Data block start

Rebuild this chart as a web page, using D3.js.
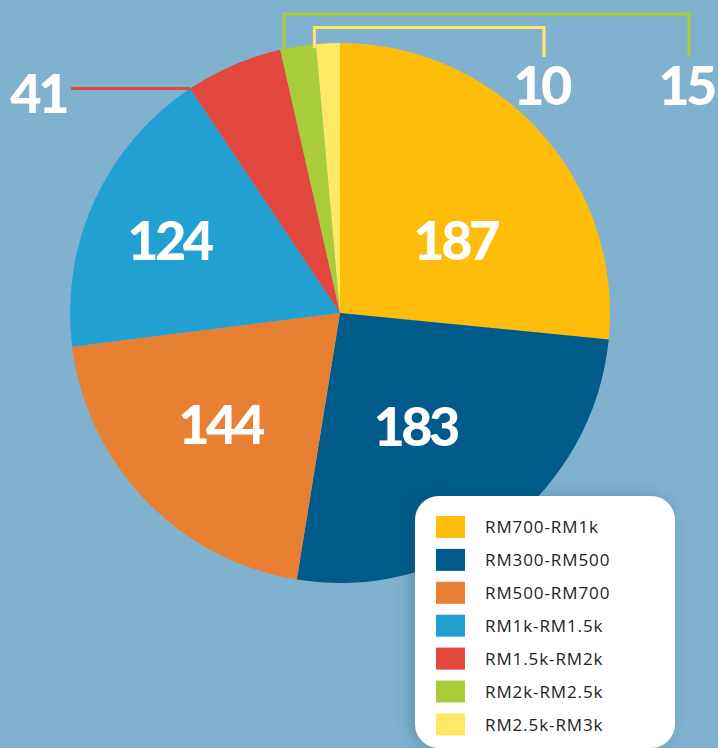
<!DOCTYPE html>
<html lang="en">
<head>
<meta charset="UTF-8">
<title>Pie chart</title>
<script src="https://d3js.org/d3.v7.min.js"></script>
<style>
    html, body { margin: 0; padding: 0; background: #80b1ce; overflow: hidden; }
    .big { font-family: Lato, "Open Sans", sans-serif; font-weight: 900; fill: #fff; letter-spacing: -3.5px; }
    .legend-text { font-family: "Open Sans", Lato, sans-serif; font-size: 17px; fill: #222; letter-spacing: 0.9px; }
</style>
</head>
<body>
<div id="chart"></div>
<script>
    // data
    const categories = ["RM700-RM1k", "RM300-RM500", "RM500-RM700", "RM1k-RM1.5k", "RM1.5k-RM2k", "RM2k-RM2.5k", "RM2.5k-RM3k"];
    const counts = [187, 183, 144, 124, 41, 15, 10];
    const colors = ["#ffbd0b", "#005b8a", "#e88034", "#23a0d2", "#e2483d", "#a9cd38", "#ffe964"];

    const W = 718, H = 748;
    const cx = 340, cy = 313, r = 270;

    const data = categories.map((c, i) => ({ cat: c, value: counts[i], color: colors[i] }));

    const svg = d3.select("#chart").append("svg")
        .attr("width", W)
        .attr("height", H);

    svg.append("rect").attr("width", W).attr("height", H).attr("fill", "#80b1ce");

    const defs = svg.append("defs");
    defs.append("filter").attr("id", "shadow")
        .attr("x", "-20%").attr("y", "-20%").attr("width", "140%").attr("height", "140%")
        .append("feDropShadow")
        .attr("dx", -5).attr("dy", 0).attr("stdDeviation", 7)
        .attr("flood-color", "#1d4a66").attr("flood-opacity", 0.3);

    const pie = d3.pie().sort(null).value(d => d.value);
    const arcs = pie(data);
    const arc = d3.arc().innerRadius(0).outerRadius(r);

    const g = svg.append("g").attr("transform", `translate(${cx},${cy})`);

    g.selectAll("path.slice")
        .data(arcs)
        .enter().append("path")
        .attr("class", "slice")
        .attr("d", arc)
        .attr("fill", d => d.data.color);

    // inside labels: radius and angle nudge for the big slices
    const inside = { 0: [136, 10], 1: [136, 4], 2: [164, 1], 3: [186, -1.5] };
    const deg = Math.PI / 180;
    Object.keys(inside).forEach(k => {
        const a = arcs[+k];
        const [rad, nudge] = inside[k];
        const ang = (a.startAngle + a.endAngle) / 2 + nudge * deg;
        g.append("text")
            .attr("class", "big")
            .attr("x", rad * Math.sin(ang))
            .attr("y", -rad * Math.cos(ang))
            .attr("dy", "0.36em")
            .attr("text-anchor", "middle")
            .attr("font-size", 54)
            .text(a.data.value);
    });

    // outside label for the red slice: horizontal leader from its start edge
    const red = arcs[4];
    const rx = r * Math.sin(red.startAngle), ry = -r * Math.cos(red.startAngle);
    g.append("line")
        .attr("x1", rx).attr("y1", ry)
        .attr("x2", 71 - cx).attr("y2", ry)
        .attr("stroke", red.data.color).attr("stroke-width", 3);
    g.append("text")
        .attr("class", "big")
        .attr("x", 66 - cx).attr("y", ry + 5)
        .attr("dy", "0.36em")
        .attr("text-anchor", "end")
        .attr("font-size", 54)
        .text(red.data.value);

    // bracket leaders for the two thin slices
    const brackets = [
        { a: arcs[5], top: 14, right: 689, shift: 3.5 },
        { a: arcs[6], top: 27.5, right: 544, shift: -1.5 }
    ];
    brackets.forEach(b => {
        const x0 = r * Math.sin(b.a.startAngle) + b.shift;
        const yEdge = -Math.sqrt(r * r - x0 * x0);
        const xr = b.right - cx;
        g.append("path")
            .attr("d", `M${x0},${yEdge + 4} V${b.top - cy} H${xr} V${57 - cy}`)
            .attr("fill", "none")
            .attr("stroke", b.a.data.color)
            .attr("stroke-width", 3);
        g.append("text")
            .attr("class", "big")
            .attr("x", xr - 3).attr("y", 86 - cy)
            .attr("dy", "0.36em")
            .attr("text-anchor", "middle")
            .attr("font-size", 54)
            .text(b.a.data.value);
    });

    // legend
    const lg = svg.append("g").attr("transform", "translate(415,496)");
    lg.append("rect")
        .attr("width", 260).attr("height", 252)
        .attr("rx", 24).attr("ry", 24)
        .attr("fill", "#fff")
        .attr("filter", "url(#shadow)");

    const row = d3.scaleBand().domain(categories).range([20, 20 + 32.9 * categories.length]);
    const items = lg.selectAll("g.item")
        .data(data)
        .enter().append("g")
        .attr("class", "item")
        .attr("transform", d => `translate(0,${row(d.cat)})`);
    items.append("rect")
        .attr("x", 21).attr("width", 29).attr("height", 22)
        .attr("fill", d => d.color);
    items.append("text")
        .attr("class", "legend-text")
        .attr("x", 70).attr("y", 11)
        .attr("dy", "0.36em")
        .text(d => d.cat);
</script>
</body>
</html>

Data block end

What you should do: Write out the material above again, word for word, minus its pictures.

Written response:
Rebuild this chart as a web page, using D3.js.
<!DOCTYPE html>
<html lang="en">
<head>
<meta charset="UTF-8">
<title>Pie chart</title>
<script src="https://d3js.org/d3.v7.min.js"></script>
<style>
    html, body { margin: 0; padding: 0; background: #80b1ce; overflow: hidden; }
    .big { font-family: Lato, "Open Sans", sans-serif; font-weight: 900; fill: #fff; letter-spacing: -3.5px; }
    .legend-text { font-family: "Open Sans", Lato, sans-serif; font-size: 17px; fill: #222; letter-spacing: 0.9px; }
</style>
</head>
<body>
<div id="chart"></div>
<script>
    // data
    const categories = ["RM700-RM1k", "RM300-RM500", "RM500-RM700", "RM1k-RM1.5k", "RM1.5k-RM2k", "RM2k-RM2.5k", "RM2.5k-RM3k"];
    const counts = [187, 183, 144, 124, 41, 15, 10];
    const colors = ["#ffbd0b", "#005b8a", "#e88034", "#23a0d2", "#e2483d", "#a9cd38", "#ffe964"];

    const W = 718, H = 748;
    const cx = 340, cy = 313, r = 270;

    const data = categories.map((c, i) => ({ cat: c, value: counts[i], color: colors[i] }));

    const svg = d3.select("#chart").append("svg")
        .attr("width", W)
        .attr("height", H);

    svg.append("rect").attr("width", W).attr("height", H).attr("fill", "#80b1ce");

    const defs = svg.append("defs");
    defs.append("filter").attr("id", "shadow")
        .attr("x", "-20%").attr("y", "-20%").attr("width", "140%").attr("height", "140%")
        .append("feDropShadow")
        .attr("dx", -5).attr("dy", 0).attr("stdDeviation", 7)
        .attr("flood-color", "#1d4a66").attr("flood-opacity", 0.3);

    const pie = d3.pie().sort(null).value(d => d.value);
    const arcs = pie(data);
    const arc = d3.arc().innerRadius(0).outerRadius(r);

    const g = svg.append("g").attr("transform", `translate(${cx},${cy})`);

    g.selectAll("path.slice")
        .data(arcs)
        .enter().append("path")
        .attr("class", "slice")
        .attr("d", arc)
        .attr("fill", d => d.data.color);

    // inside labels: radius and angle nudge for the big slices
    const inside = { 0: [136, 10], 1: [136, 4], 2: [164, 1], 3: [186, -1.5] };
    const deg = Math.PI / 180;
    Object.keys(inside).forEach(k => {
        const a = arcs[+k];
        const [rad, nudge] = inside[k];
        const ang = (a.startAngle + a.endAngle) / 2 + nudge * deg;
        g.append("text")
            .attr("class", "big")
            .attr("x", rad * Math.sin(ang))
            .attr("y", -rad * Math.cos(ang))
            .attr("dy", "0.36em")
            .attr("text-anchor", "middle")
            .attr("font-size", 54)
            .text(a.data.value);
    });

    // outside label for the red slice: horizontal leader from its start edge
    const red = arcs[4];
    const rx = r * Math.sin(red.startAngle), ry = -r * Math.cos(red.startAngle);
    g.append("line")
        .attr("x1", rx).attr("y1", ry)
        .attr("x2", 71 - cx).attr("y2", ry)
        .attr("stroke", red.data.color).attr("stroke-width", 3);
    g.append("text")
        .attr("class", "big")
        .attr("x", 66 - cx).attr("y", ry + 5)
        .attr("dy", "0.36em")
        .attr("text-anchor", "end")
        .attr("font-size", 54)
        .text(red.data.value);

    // bracket leaders for the two thin slices
    const brackets = [
        { a: arcs[5], top: 14, right: 689, shift: 3.5 },
        { a: arcs[6], top: 27.5, right: 544, shift: -1.5 }
    ];
    brackets.forEach(b => {
        const x0 = r * Math.sin(b.a.startAngle) + b.shift;
        const yEdge = -Math.sqrt(r * r - x0 * x0);
        const xr = b.right - cx;
        g.append("path")
            .attr("d", `M${x0},${yEdge + 4} V${b.top - cy} H${xr} V${57 - cy}`)
            .attr("fill", "none")
            .attr("stroke", b.a.data.color)
            .attr("stroke-width", 3);
        g.append("text")
            .attr("class", "big")
            .attr("x", xr - 3).attr("y", 86 - cy)
            .attr("dy", "0.36em")
            .attr("text-anchor", "middle")
            .attr("font-size", 54)
            .text(b.a.data.value);
    });

    // legend
    const lg = svg.append("g").attr("transform", "translate(415,496)");
    lg.append("rect")
        .attr("width", 260).attr("height", 252)
        .attr("rx", 24).attr("ry", 24)
        .attr("fill", "#fff")
        .attr("filter", "url(#shadow)");

    const row = d3.scaleBand().domain(categories).range([20, 20 + 32.9 * categories.length]);
    const items = lg.selectAll("g.item")
        .data(data)
        .enter().append("g")
        .attr("class", "item")
        .attr("transform", d => `translate(0,${row(d.cat)})`);
    items.append("rect")
        .attr("x", 21).attr("width", 29).attr("height", 22)
        .attr("fill", d => d.color);
    items.append("text")
        .attr("class", "legend-text")
        .attr("x", 70).attr("y", 11)
        .attr("dy", "0.36em")
        .text(d => d.cat);
</script>
</body>
</html>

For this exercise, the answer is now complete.